The Department of Finance shot down an appeal from a group of hotel owners for the revocation of a Board of Investments (BOI) rule that took away the income tax exemptions of it members.

Finance Secretary Cesar V. Purisima on Wednesday said that hotels and resorts in the country’s most popular tourist destinations did not need an income tax holiday (ITH) incentive.

Purisima was reacting to an open letter from the Philippine Hotel Federation Inc. (PHFI) asking President Aquino to revoke BOI Regulation No. 2013-001, which affected hotels and resorts in Metro Manila, Cebu City and the islands of Mactan and Boracay. The new rule provides that the tax exemption for such projects, if they apply for registration with the BOI through the 2012 Investment Priorities Plan, would cover only levies related to capital equipment and not income tax.

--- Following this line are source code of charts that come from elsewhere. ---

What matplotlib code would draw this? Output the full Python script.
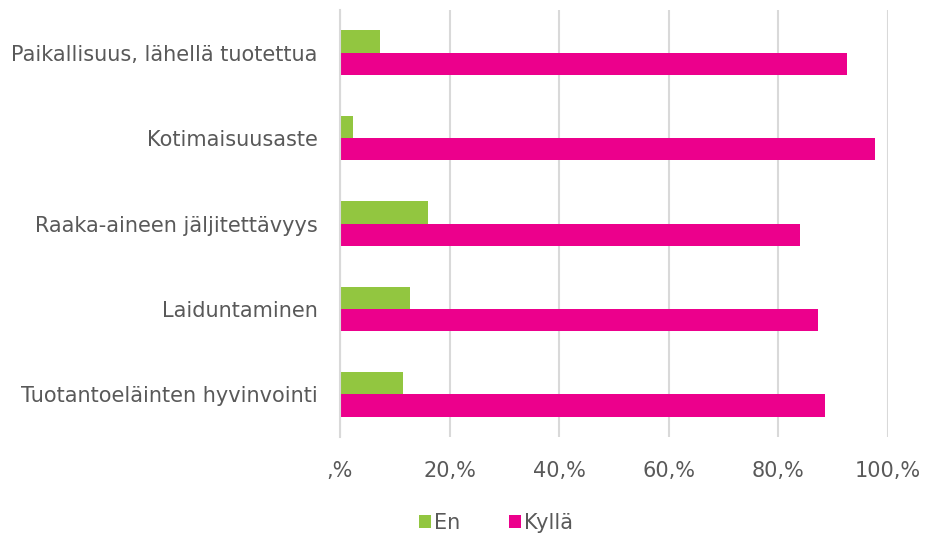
import matplotlib
matplotlib.use("Agg")
import matplotlib.pyplot as plt
import numpy as np

categories = ["Paikallisuus, lähellä tuotettua", "Kotimaisuusaste",
              "Raaka-aineen jäljitettävyys", "Laiduntaminen",
              "Tuotantoeläinten hyvinvointi"]
en = [7.3, 2.4, 16.0, 12.8, 11.5]
kylla = [92.6, 97.6, 84.0, 87.2, 88.5]
xticks = [0, 20, 40, 60, 80, 100]
xticklabels = [",%", "20,%", "40,%", "60,%", "80,%", "100,%"]

green = "#92c640"
pink = "#ec008c"
txt = "#595959"

plt.rcParams['font.family'] = ['DejaVu Sans']
fig = plt.figure(figsize=(9.25, 5.35), dpi=100)
ax = fig.add_axes([340/925, 1-437/535, 548/925, 427/535])

y = np.arange(len(categories))
h = 0.26
ax.barh(y - h/2, en, height=h, color=green, label="En")
ax.barh(y + h/2, kylla, height=h, color=pink, label="Kyllä")

ax.set_xlim(0, 100)
ax.set_ylim(len(categories) - 0.5, -0.5)
ax.set_xticks(xticks)
ax.set_xticklabels(xticklabels)
ax.set_yticks(y)
ax.set_yticklabels(categories)
ax.tick_params(axis='both', length=0, colors=txt, labelsize=15)
ax.tick_params(axis='x', pad=17)
ax.tick_params(axis='y', pad=16)
ax.grid(axis='x', color="#d9d9d9", linewidth=1.5)
ax.set_axisbelow(True)
for s in ["top", "right", "bottom"]:
    ax.spines[s].set_visible(False)
ax.spines["left"].set_color("#d9d9d9")
ax.spines["left"].set_linewidth(1.5)

leg = fig.legend(loc="center", bbox_to_anchor=(496/925, 1-523/535), ncol=2,
                 frameon=False, fontsize=15, handlelength=0.6, handleheight=0.6,
                 handletextpad=0.15, columnspacing=2.3)
for t in leg.get_texts():
    t.set_color(txt)

fig.savefig("out.png", dpi=100)
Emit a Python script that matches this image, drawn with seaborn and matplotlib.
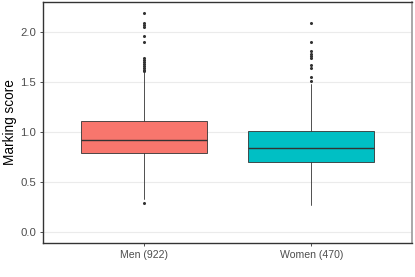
import matplotlib
matplotlib.use("Agg")
import matplotlib.pyplot as plt
import seaborn as sns

# ---- data ----
categories = ["Men (922)", "Women (470)"]
q1 = [0.79, 0.70]
median = [0.923, 0.84]
q3 = [1.11, 1.013]
whisker_low = [0.33, 0.27]
whisker_high = [1.60, 1.48]
fliers_men = [0.29, 1.61, 1.62, 1.64, 1.66, 1.68, 1.70, 1.72, 1.74,
              1.90, 1.96, 2.05, 2.07, 2.09, 2.19]
fliers_women = [1.51, 1.55, 1.64, 1.67, 1.74, 1.76, 1.78, 1.81, 1.90, 2.09]
colors = ["#F8766D", "#00BFC4"]
y_ticks = [0.0, 0.5, 1.0, 1.5, 2.0]
y_label = "Marking score"

sns.set_theme(style="white")
plt.rcParams['font.family'] = ['Liberation Sans', 'DejaVu Sans']

fig = plt.figure(figsize=(4.15, 2.77), dpi=100)
ax = fig.add_axes([43 / 415, 1 - 243 / 277, 369 / 415, 241 / 277])

fliers = [fliers_men, fliers_women]
stats = []
for i, c in enumerate(categories):
    stats.append(dict(label=c, q1=q1[i], med=median[i], q3=q3[i],
                      whislo=whisker_low[i], whishi=whisker_high[i],
                      fliers=fliers[i]))

edge = "#333333"
bp = ax.bxp(stats, positions=[1, 2], widths=0.75, patch_artist=True,
            showcaps=False,
            boxprops=dict(edgecolor=edge, linewidth=0.6),
            medianprops=dict(color=edge, linewidth=1.0),
            whiskerprops=dict(color=edge, linewidth=0.6),
            flierprops=dict(marker="o", markersize=1.2, markerfacecolor=edge,
                            markeredgecolor=edge, linestyle="none"))
for patch, col in zip(bp["boxes"], colors):
    patch.set_facecolor(col)

for y in y_ticks:
    ax.axhline(y, color="#ebebeb", linewidth=0.8, zorder=0)

ax.set_xlim(0.4, 2.6)
ax.set_ylim(-0.1095, 2.2995)
ax.set_yticks(y_ticks)
ax.set_yticklabels([f"{v:.1f}" for v in y_ticks])
ax.set_xticks([1, 2])
ax.set_xticklabels(categories)
ax.tick_params(axis="both", length=2, width=0.6, color="#333333",
               labelsize=7.6, labelcolor="#4d4d4d", pad=3)
ax.tick_params(axis="y", left=True, labelsize=8.2)
ax.tick_params(axis="x", bottom=True)
ax.set_ylabel(y_label, fontsize=9.8, color="black", labelpad=2)
ax.set_xlabel("")
for side in ["left", "bottom", "top"]:
    ax.spines[side].set_color("#333333")
    ax.spines[side].set_linewidth(1.0)
ax.spines["right"].set_color("#9a9a9a")
ax.spines["right"].set_linewidth(1.2)
ax.grid(False)

fig.savefig("out.png", dpi=100)
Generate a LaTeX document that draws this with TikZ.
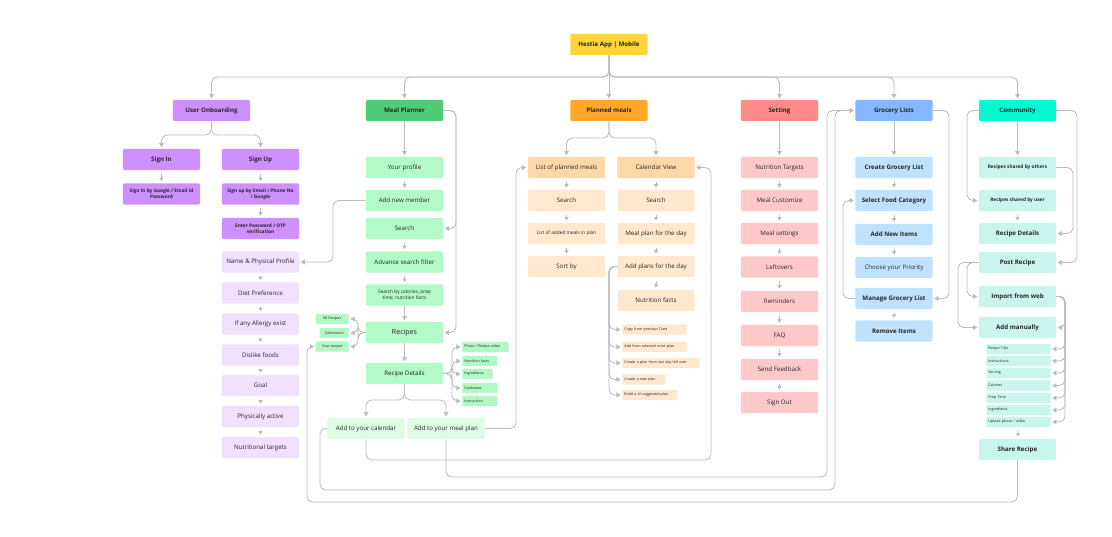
\documentclass[tikz,border=0pt]{standalone}
\usepackage{fontspec}
\setmainfont{Open Sans}
\usetikzlibrary{arrows.meta}

\definecolor{lgray}{RGB}{188,188,188}
\definecolor{hestiaY}{RGB}{255,212,59}
\definecolor{uoDark}{RGB}{206,143,255}
\definecolor{uoLight}{RGB}{240,225,255}
\definecolor{mpDark}{RGB}{80,203,120}
\definecolor{mpMid}{RGB}{178,250,200}
\definecolor{mpPale}{RGB}{222,252,228}
\definecolor{mpTag}{RGB}{178,248,196}
\definecolor{pmDark}{RGB}{255,167,41}
\definecolor{pmMid}{RGB}{255,215,168}
\definecolor{pmLight}{RGB}{255,232,205}
\definecolor{stDark}{RGB}{255,138,138}
\definecolor{stLight}{RGB}{255,200,200}
\definecolor{glDark}{RGB}{133,182,255}
\definecolor{glLight}{RGB}{190,226,255}
\definecolor{cmDark}{RGB}{0,250,210}
\definecolor{cmLight}{RGB}{200,246,236}

\newcommand\fsz[2]{\fontsize{#1}{#2}\selectfont}

\begin{document}
\begin{tikzpicture}[
    x=0.025cm, y=-0.025cm,
    wire/.style={draw=lgray, line width=0.6pt, rounded corners=4pt},
    link/.style={wire, -{Triangle[length=3pt,width=3.4pt]}, shorten >=1pt},
    stepdown/.style={draw=lgray, line width=0.6pt, -{Triangle[length=2.4pt,width=3pt]}, shorten <=2.5pt, shorten >=1.5pt},
    box/.style={minimum width=1.925cm, minimum height=0.525cm, inner sep=1pt, rounded corners=0.8pt, align=center, text=black!85, font=\fsz{4.4}{5.4}},
    headbox/.style={box, font=\bfseries\fsz{4.4}{5.4}},
    smallbox/.style={box, font=\fsz{3.4}{4.4}},
    smallbf/.style={box, font=\bfseries\fsz{3.4}{4.4}},
    tagbox/.style={anchor=west, minimum height=0.25cm, inner xsep=1.5pt, inner ysep=0pt, rounded corners=0.5pt, align=left, text=black!85, font=\fsz{2.6}{3}},
    tagw/.style={tagbox, text width=#1},
  ]
  \useasboundingbox (0,0) rectangle (1112,537);

  % Kopf
  \node[headbox, fill=hestiaY] (hestia) at (609,44.5) {Hestia App | Mobile};
  \node[headbox, fill=uoDark] (onboard) at (211.5,110.5) {User Onboarding};
  \node[headbox, fill=mpDark] (planner) at (404.5,110.5) {Meal Planner};
  \node[headbox, fill=pmDark] (planned) at (609,110.5) {Planned meals};
  \node[headbox, fill=stDark] (setting) at (779.5,110.5) {Setting};
  \node[headbox, fill=glDark] (grocery) at (894,110.5) {Grocery Lists};
  \node[headbox, fill=cmDark] (community) at (1017.5,110.5) {Community};

  \draw[link] (hestia.south) -- (planned.north);
  \draw[link] (hestia.south) -- (609,77) -| (onboard.north);
  \draw[link] (hestia.south) -- (609,77) -| (planner.north);
  \draw[link] (hestia.south) -- (609,77) -| (setting.north);
  \draw[link] (hestia.south) -- (609,77) -| (grocery.north);
  \draw[link] (hestia.south) -- (609,77) -| (community.north);

  % User Onboarding
  \node[headbox, fill=uoDark] (signin) at (161.5,159.5) {Sign In};
  \node[headbox, fill=uoDark] (signup) at (260.5,159.5) {Sign Up};
  \node[smallbf, fill=uoDark] (signinvia) at (161.5,194) {Sign In by Google / Email id\\Password};
  \node[smallbf, fill=uoDark] (signupvia) at (260.5,194) {Sign up by Email / Phone No\\/ Google};
  \node[smallbf, fill=uoDark] (otp) at (260.5,228.5) {Enter Password / OTP\\verification};
  \node[box, fill=uoLight] (physical) at (260.5,262) {Name \& Physical Profile};
  \node[box, fill=uoLight] (diet) at (260.5,293) {Diet Preference};
  \node[box, fill=uoLight] (allergy) at (260.5,324) {If any Allergy exist};
  \node[box, fill=uoLight] (dislike) at (260.5,355) {Dislike foods};
  \node[box, fill=uoLight] (goal) at (260.5,385.5) {Goal};
  \node[box, fill=uoLight] (active) at (260.5,416.5) {Physically active};
  \node[box, fill=uoLight] (targets) at (260.5,447.5) {Nutritional targets};

  \draw[link] (onboard.south) -- (211.5,135) -| (signin.north);
  \draw[link] (onboard.south) -- (211.5,135) -| (signup.north);
  \draw[stepdown] (signin) -- (signinvia);
  \draw[stepdown] (signup) -- (signupvia);
  \draw[stepdown] (signupvia) -- (otp);
  \draw[stepdown] (physical) -- (diet);
  \draw[stepdown] (diet) -- (allergy);
  \draw[stepdown] (allergy) -- (dislike);
  \draw[stepdown] (dislike) -- (goal);
  \draw[stepdown] (goal) -- (active);
  \draw[stepdown] (active) -- (targets);

  % Meal Planner
  \node[box, fill=mpMid] (profile) at (404.5,167.5) {Your profile};
  \node[box, fill=mpMid] (member) at (404.5,200.5) {Add new member};
  \node[box, fill=mpMid] (search) at (404.5,228.5) {Search};
  \node[box, fill=mpMid] (filter) at (404.5,262) {Advance search filter};
  \node[smallbox, fill=mpMid] (bycal) at (404.5,295) {Search by calories, prep\\time, nutrition facts};
  \node[box, fill=mpMid, font=\fsz{5}{6}] (recipes) at (404.5,332.5) {Recipes};
  \node[box, fill=mpMid] (details) at (404.5,373.5) {Recipe Details};
  \node[box, fill=mpPale] (tocal) at (366,428.5) {Add to your calendar};
  \node[box, fill=mpPale] (toplan) at (446,428.5) {Add to your meal plan};

  \node[tagbox, fill=mpTag, anchor=east, minimum width=0.825cm, align=center] (allrec) at (349,319) {All Recipes};
  \node[tagbox, fill=mpTag, anchor=east, minimum width=0.725cm, align=center] (collect) at (349,333) {Collections};
  \node[tagbox, fill=mpTag, anchor=east, minimum width=0.825cm, align=center] (yourrec) at (349,346.5) {Your recipes};
  \node[tagw=1.05cm, fill=mpTag] (photo) at (462,347) {Photo / Recipe video};
  \node[tagw=0.77cm, fill=mpTag] (nutfacts) at (462,361) {Nutrition facts};
  \node[tagw=0.65cm, fill=mpTag] (ingred) at (462,374) {Ingredients};
  \node[tagw=0.77cm, fill=mpTag] (cookware) at (462,388) {Cookware};
  \node[tagw=0.77cm, fill=mpTag] (instruct) at (462,401) {Instruction};

  \draw[link] (planner) -- (profile);
  \draw[stepdown] (profile) -- (member);
  \draw[stepdown] (search) -- (filter);
  \draw[stepdown] (filter) -- (bycal);
  \draw[link] (bycal) -- (recipes);
  \draw[link] (recipes) -- (details);
  \draw[link] (planner.east) -- (456,110.5) |- (search.east);
  \draw[link] (planner.east) -- (456,110.5) |- (recipes.east);
  \draw[link] (member.west) -- (333,200.5) |- (physical.east);
  \draw[link] (recipes.west) -- (358,332.5) |- (allrec.east);
  \draw[link] (recipes.west) -- (358,332.5) |- (collect.east);
  \draw[link] (recipes.west) -- (358,332.5) |- (yourrec.east);
  \draw[link] (details.east) -- (452,373.5) |- (photo.west);
  \draw[link] (details.east) -- (452,373.5) |- (nutfacts.west);
  \draw[link] (details.east) -- (452,373.5) |- (ingred.west);
  \draw[link] (details.east) -- (452,373.5) |- (cookware.west);
  \draw[link] (details.east) -- (452,373.5) |- (instruct.west);
  \draw[link] (details.south) -- (404.5,400) -| (tocal.north);
  \draw[link] (details.south) -- (404.5,400) -| (toplan.north);

  % Planned meals
  \node[box, fill=pmMid] (planlist) at (566.5,167.5) {List of planned meals};
  \node[box, fill=pmMid] (calview) at (656,167.5) {Calendar View};
  \node[box, fill=pmLight] (plsearch) at (566.5,200.5) {Search};
  \node[box, fill=pmLight] (cvsearch) at (656,200.5) {Search};
  \node[smallbox, fill=pmLight] (added) at (566.5,233.5) {List of added meals in plan};
  \node[box, fill=pmLight] (dayplan) at (656,233.5) {Meal plan for the day};
  \node[box, fill=pmLight] (sortby) at (566.5,266.5) {Sort by};
  \node[box, fill=pmLight] (addplans) at (656,266.5) {Add plans for the day};
  \node[box, fill=pmLight] (pmnutri) at (656,300.5) {Nutrition facts};

  \node[tagw=1.5cm, fill=pmLight] (copyprev) at (622,329.5) {Copy from previous Date};
  \node[tagw=1.5cm, fill=pmLight] (fromsel) at (622,347) {Add from selected meal plan};
  \node[tagw=1.82cm, fill=pmLight] (leftover) at (622,363) {Create a plan from last day left over};
  \node[tagw=0.97cm, fill=pmLight] (newplan) at (622,379.5) {Create a new plan};
  \node[tagw=1.27cm, fill=pmLight] (aiplan) at (622,395) {Build a AI suggested plan};

  \draw[link] (planned.south) -- (609,138) -| (planlist.north);
  \draw[link] (planned.south) -- (609,138) -| (calview.north);
  \draw[stepdown] (planlist) -- (plsearch);
  \draw[stepdown] (plsearch) -- (added);
  \draw[stepdown] (added) -- (sortby);
  \draw[stepdown] (calview) -- (cvsearch);
  \draw[stepdown] (cvsearch) -- (dayplan);
  \draw[stepdown] (dayplan) -- (addplans);
  \draw[stepdown] (addplans) -- (pmnutri);
  \draw[link] (addplans.west) -- (609,266.5) |- (copyprev.west);
  \draw[link] (addplans.west) -- (609,266.5) |- (fromsel.west);
  \draw[link] (addplans.west) -- (609,266.5) |- (leftover.west);
  \draw[link] (addplans.west) -- (609,266.5) |- (newplan.west);
  \draw[link] (addplans.west) -- (609,266.5) |- (aiplan.west);

  % Setting
  \node[box, fill=stLight] (nuttarget) at (779.5,167.5) {Nutrition Targets};
  \node[box, fill=stLight] (customize) at (779.5,200.5) {Meal Customize};
  \node[box, fill=stLight] (mealset) at (779.5,233.5) {Meal settings};
  \node[box, fill=stLight] (leftovers) at (779.5,267) {Leftovers};
  \node[box, fill=stLight] (remind) at (779.5,301.5) {Reminders};
  \node[box, fill=stLight] (faq) at (779.5,335.5) {FAQ};
  \node[box, fill=stLight] (feedback) at (779.5,369.5) {Send Feedback};
  \node[box, fill=stLight] (signout) at (779.5,402.5) {Sign Out};

  \draw[link] (setting) -- (nuttarget);
  \draw[stepdown] (nuttarget) -- (customize);
  \draw[stepdown] (customize) -- (mealset);
  \draw[stepdown] (mealset) -- (leftovers);
  \draw[stepdown] (leftovers) -- (remind);
  \draw[stepdown] (remind) -- (faq);
  \draw[stepdown] (faq) -- (feedback);
  \draw[stepdown] (feedback) -- (signout);

  % Grocery Lists
  \node[box, fill=glLight, font=\bfseries\fsz{4.4}{5.4}] (creategl) at (894,167.5) {Create Grocery List};
  \node[box, fill=glLight, font=\bfseries\fsz{4.4}{5.4}] (category) at (894,200.5) {Select Food Category};
  \node[box, fill=glLight, font=\bfseries\fsz{4.4}{5.4}] (newitems) at (894,234.5) {Add New Items};
  \node[box, fill=glLight] (priority) at (894,267.5) {Choose your Priority};
  \node[box, fill=glLight, font=\bfseries\fsz{4.4}{5.4}] (managegl) at (894,298.5) {Manage Grocery List};
  \node[box, fill=glLight, font=\bfseries\fsz{4.4}{5.4}] (removeit) at (894,331) {Remove Items};

  \draw[link] (grocery) -- (creategl);
  \draw[stepdown] (creategl) -- (category);
  \draw[stepdown] (category) -- (newitems);
  \draw[stepdown] (newitems) -- (priority);
  \draw[stepdown] (managegl) -- (removeit);
  \draw[link] (managegl.west) -- (843,298.5) |- (category.west);
  \draw[link] (grocery.east) -- (949,110.5) |- (managegl.east);

  % Community
  \node[smallbf, fill=cmLight] (byothers) at (1017.5,167.5) {Recipes shared by others};
  \node[smallbf, fill=cmLight] (byuser) at (1017.5,200.5) {Recipes shared by user};
  \node[headbox, fill=cmLight] (cmdetails) at (1017.5,233.5) {Recipe Details};
  \node[headbox, fill=cmLight] (post) at (1017.5,262.5) {Post Recipe};
  \node[headbox, fill=cmLight] (fromweb) at (1017.5,296.5) {Import from web};
  \node[headbox, fill=cmLight] (manual) at (1017.5,327.5) {Add manually};
  \node[tagw=1.5cm, fill=cmLight] (rtitle) at (986,349) {Recipe Title};
  \node[tagw=1.5cm, fill=cmLight] (rinstr) at (986,361) {Instructions};
  \node[tagw=1.5cm, fill=cmLight] (rserve) at (986,373) {Serving};
  \node[tagw=1.5cm, fill=cmLight] (rcal) at (986,385.5) {Calories};
  \node[tagw=1.5cm, fill=cmLight] (rprep) at (986,398) {Prep Time};
  \node[tagw=1.5cm, fill=cmLight] (ringr) at (986,410) {Ingredients};
  \node[tagw=1.5cm, fill=cmLight] (rupload) at (986,422) {Upload photo / video};
  \node[headbox, fill=cmLight] (share) at (1017.5,449.5) {Share Recipe};

  \draw[link] (community) -- (byothers);
  \draw[stepdown] (byuser) -- (cmdetails);
  \draw[stepdown] (rupload) -- (share);
  \draw[link] (community.west) -- (967,110.5) |- (byuser.west);
  \draw[link] (community.east) -- (1077,110.5) |- (post.east);
  \draw[link] (byothers.east) -- (1073,167.5) |- (cmdetails.east);
  \draw[link] (post.west) -- (967,262.5) |- (fromweb.west);
  \draw[link] (post.west) -- (958,262.5) |- (manual.west);
  \draw[link] (fromweb.east) -- (1065,296.5) |- (manual.east);
  \draw[link] (fromweb.east) -- (1065,296.5) |- (rtitle.east);
  \draw[link] (fromweb.east) -- (1065,296.5) |- (rinstr.east);
  \draw[link] (fromweb.east) -- (1065,296.5) |- (rserve.east);
  \draw[link] (fromweb.east) -- (1065,296.5) |- (rcal.east);
  \draw[link] (fromweb.east) -- (1065,296.5) |- (rprep.east);
  \draw[link] (fromweb.east) -- (1065,296.5) |- (ringr.east);
  \draw[link] (fromweb.east) -- (1065,296.5) |- (rupload.east);

  % Querverbindungen
  \draw[link] (toplan.east) -- (516,428.5) |- (planlist.west);
  \draw[link] (tocal.south) |- (711,460) |- (calview.east);
  \draw[link] (toplan.south) |- (827,477) |- (grocery.west);
  \draw[link] (tocal.west) -- (320,428.5) |- (835,490) |- (grocery.west);
  \draw[link] (share.south) |- (307,502) |- (yourrec.west);
\end{tikzpicture}
\end{document}
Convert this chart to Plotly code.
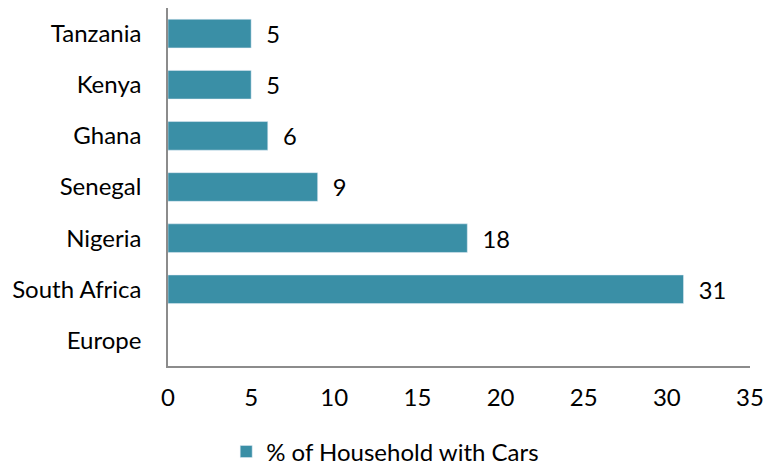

The BOI and the DOF are usually at loggerheads regarding tax perks. The DOF continues to push for a program to rationalize all fiscal incentives across industries, but this has so far failed to advance in Congress.

The income tax holiday “for already very profitable hotels serves only to further enrich a select few rather than improve the overall environment for tourism investments,” Purisima argued.

According to PHFI’s website, the following are represented in the group’s board of directors: The Bellevue Manila, Diamond Hotel Philippines, The Pan Pacific Manila, Holiday Inn Galleria Manila, Shangri-la Group, Ascott Makati, The Heritage Hotel Manila, El Nido Resorts, Ayala Group, The Peninsula Manila and Waterfront Group.

“We’d rather collect income taxes and invest in better infrastructure that will further attract more entities to invest in the Philippines,” Purisima added.

He said the tourism industry in those four geographic areas mentioned was strong enough that it would remain competitive even without the income tax holiday incentive.

Citing BOI data from 2009-2010, Purisima said the total average return on investments of the travel and tourism industry was 15 percent without the income tax perk.

He noted that more than half of the tourism-related projects for those two years were located in at least one of the four areas covered by the BOI regulation.

The same data also showed that the government might lose P1.06 billon in income tax revenue if projects in those four areas—in tourism as well as other industries—were exempted from paying income taxes.

“Indeed, factors referred to by PHFI itself as holding back our country’s tourism competitiveness potential—such as safety and security concerns, inadequate health and hygiene and underdeveloped ground transport and ICT (information and communication technology) infrastructure—may be addressed using tax revenues,” Purisima said.